La demande, elle, est largement tirée par la régulation. Dans le maritime, FuelEU Maritime et l’extension du système européen d’échange de quotas d’émission poussent les armateurs vers l’ammoniac vert et le méthanol vert. Dans l’aérien, ReFuelEU Aviation impose une incorporation progressive de SAF aviation. Selon les estimations reprises par la Banque mondiale, l’Union européenne pourrait nécessiter environ 14,8 millions de tonnes de SAF d’ici 2040 et 28,6 millions de tonnes à l’horizon 2050, alors même que les capacités de production européennes demeurent insuffisantes.
 

Les contraintes restent réelles.

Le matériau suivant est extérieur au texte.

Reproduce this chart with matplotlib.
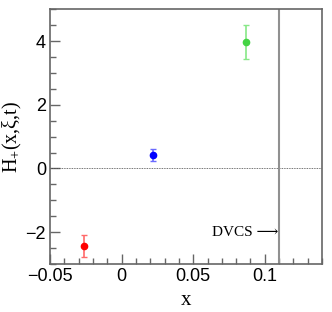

Les carburants bas carbone issus de l’hydrogène vert demeurent plus coûteux que les carburants fossiles sans mécanismes correcteurs robustes. À cela s’ajoutent la question de la disponibilité du carbone et celle de l’eau. Le rapport estime que les sources industrielles de CO₂ pourraient couvrir les besoins jusqu’en 2040, avant un recours plus massif à la capture directe dans l’air, encore onéreuse. La production par électrolyse exigera aussi des volumes importants d’eau, rendant le dessalement incontournable.
 

Pour le Maroc, l’enjeu dépasse la seule exportation énergétique. Il s’agit de s’inscrire durablement dans les nouvelles chaînes de valeur de la transition énergétique mondiale, en conciliant compétitivité, souveraineté industrielle et durabilité. La fenêtre est ouverte, mais elle ne restera pas indéfiniment.